The administration of President Monroe, who served two terms (1817-1825) is known as the “era of good feeling,” but so far as developing the plan of Washington little was done. In 1820 the population of Washington was 13,247.
During these years the Capitol was rebuilt and was reoccupied by Congress. In 1820 the corner stone of the city hall on Judiciary Square was laid. In 1824 General Lafayette made his memorable visit to Washington.
In 1825 trees were planted on two squares of the filled lowlands south of Pennsylvania Avenue. That year, also, the eastern portico of the Capitol was completed; Pennsylvania Avenue was graded from Seventeenth to Twenty-second Streets; the grounds of the White House, as the Executive Mansion came to be known after the War of 1812, and the grounds of the city hall were also graded. At that time there were about 13 miles of brick paving, average width 13 feet.
Among churches that were built during this period was Foundry Methodist Church, founded in 1816, at Fourteenth and G Streets NW. The site was given by Henry Foxall, who operated a foundry about a mile above Georgetown, near the site of the canal, in fulfillment of a vow that if his foundry were spared during the attack on Washington he would make this gift.

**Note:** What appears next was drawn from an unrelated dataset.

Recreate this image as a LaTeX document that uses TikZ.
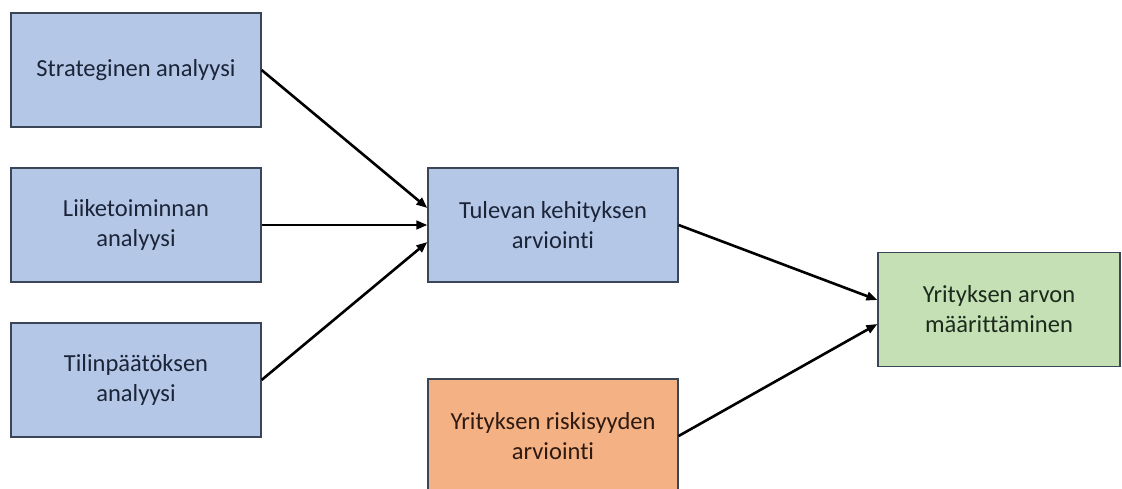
\documentclass[tikz,border=0pt]{standalone}
\usepackage{fontspec}
\setmainfont[RawFeature={-liga;-clig;-dlig}]{Carlito}
\usetikzlibrary{arrows.meta}
\definecolor{boxblue}{HTML}{B4C7E7}
\definecolor{boxgreen}{HTML}{C5E0B4}
\definecolor{boxorange}{HTML}{F4B183}
\definecolor{edgecol}{HTML}{3A4656}
\definecolor{txtblue}{HTML}{1C2438}
\definecolor{txtgreen}{HTML}{1C2A1C}
\definecolor{txtorange}{HTML}{2E1A12}
\begin{document}
\begin{tikzpicture}[x=1pt,y=-1pt,
  box/.style={draw=edgecol, line width=1.2pt, minimum width=250pt, minimum height=114pt,
    align=center, inner sep=0pt, font=\fontsize{24.5}{30}\selectfont},
  bluebox/.style={box, fill=boxblue, text=txtblue},
  greenbox/.style={box, fill=boxgreen, text=txtgreen, minimum width=242pt},
  orangebox/.style={box, fill=boxorange, text=txtorange},
  arr/.style={line width=2.6pt, -{Triangle[length=11pt,width=8.5pt]}, black}]
\useasboundingbox (0,0) rectangle (1122,489);
\clip (0,0) rectangle (1122,489);
\fill[white] (0,0) rectangle (1122,489);
\node[bluebox] (s) at (136,70) {Strateginen analyysi};
\node[bluebox] (l) at (136,225) {Liiketoiminnan\\analyysi};
\node[bluebox] (t) at (136,380) {Tilinpäätöksen\\analyysi};
\node[bluebox] (k) at (553,225) {Tulevan kehityksen\\arviointi};
\node[greenbox] (y) at (999,309.5) {Yrityksen arvon\\määrittäminen};
\node[orangebox] (r) at (553,436) {Yrityksen riskisyyden\\arviointi};
\draw[arr] (s.east) -- ([yshift=17pt]k.west);
\draw[arr] (l.east) -- (k.west);
\draw[arr] (t.east) -- ([yshift=-17pt]k.west);
\draw[arr] (k.east) -- ([yshift=9.5pt]y.west);
\draw[arr] (r.east) -- ([yshift=-14.5pt]y.west);
\end{tikzpicture}
\end{document}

On January 27, 1824, the Legislature of Virginia granted a charter to the newly organized Chesapeake & Ohio Canal Co., which was to supersede the old Potomac Co., of which George Washington had been first president, and which had developed commerce with the West. At Little Falls, on the north side of the river, a canal 2¹⁄₂ miles long, with 4 masonry locks having a total elevation of 37 feet, had been constructed. At Great Falls, on the south side, a canal 1,200 yards long, with 5 locks having a total difference of level of 76 feet 9 inches, was constructed. The two lower locks were cut in solid rock.
On July 4, 1828, President John Quincy Adams turned the first spadeful of earth for the new canal, which was completed to the first feeder at Seneca on July 4, 1831. From this place to Point of Rocks work was delayed by a legal contest with the Baltimore & Ohio Railroad Co., which extended its first 45 miles along the same course as the canal. That railroad company, organized in 1828 at Baltimore, was the beginning of one of the great railroad systems of the United States that were to revolutionize commerce and industry. To-day the Chesapeake & Ohio Canal remains the property of the United States Government, and is to be made into a great park.
THE HOUSE OF REPRESENTATIVES ABOUT 1820
FROM PAINTING MADE BY SAMUEL F. B. MORSE, SHORTLY
AFTER REBUILDING OF THE CAPITOL AFTER THE FIRE OF 1814
ORIGINAL IN THE CORCORAN GALLERY OF ART
Courtesy of National Photo Co.
SITE AND MATERIAL FOR DEPARTMENT OF THE TREASURY BUILDING, 1839
Georgetown had become a great trading center. From 1815 to 1835 products to the value of $4,077,708 were exported from Georgetown to foreign markets, and from 1826 to 1835 nearly $5,000,000 worth of products to other American cities, including a million barrels of flour and 5,400 hogsheads of tobacco.
GATEHOUSE, BUILT IN 1835, ALONG THE OLD CHESAPEAKE & OHIO CANAL
In the spring of 1828, shortly before what was called the corner stone of the main line was laid, Congress enacted a law granting entrance of a railroad line into the District. Some six years passed before the Washington branch reached the District line. The first service began on Monday, July 20, 1835, with two trains each way. A great celebration, in which 1,000 passengers and 2 bands on 4 trains took part, marked the entrance of the railroad service to the National Capital. The steam cars passed through the city on their daily trips to the depot at the northwest corner of Pennsylvania Avenue and Second Street. October 1, 1835, it was reported that the average number of travelers per day was 200.
During this period the construction of the present Treasury Department, Patent Office, and old Post Office Department Buildings was authorized. They conformed to the Capitol and the White House in their fine style of classical architecture, and emphasized the fact that Washington is the National Capital.
Unfortunately, it was during this period that great mistakes were made—such as giving over part of the Mall to garden purposes and in letting Government areas, so much desired now, go for private purposes; also in the location of certain public buildings, as erecting the Treasury Department in the center of Pennsylvania Avenue.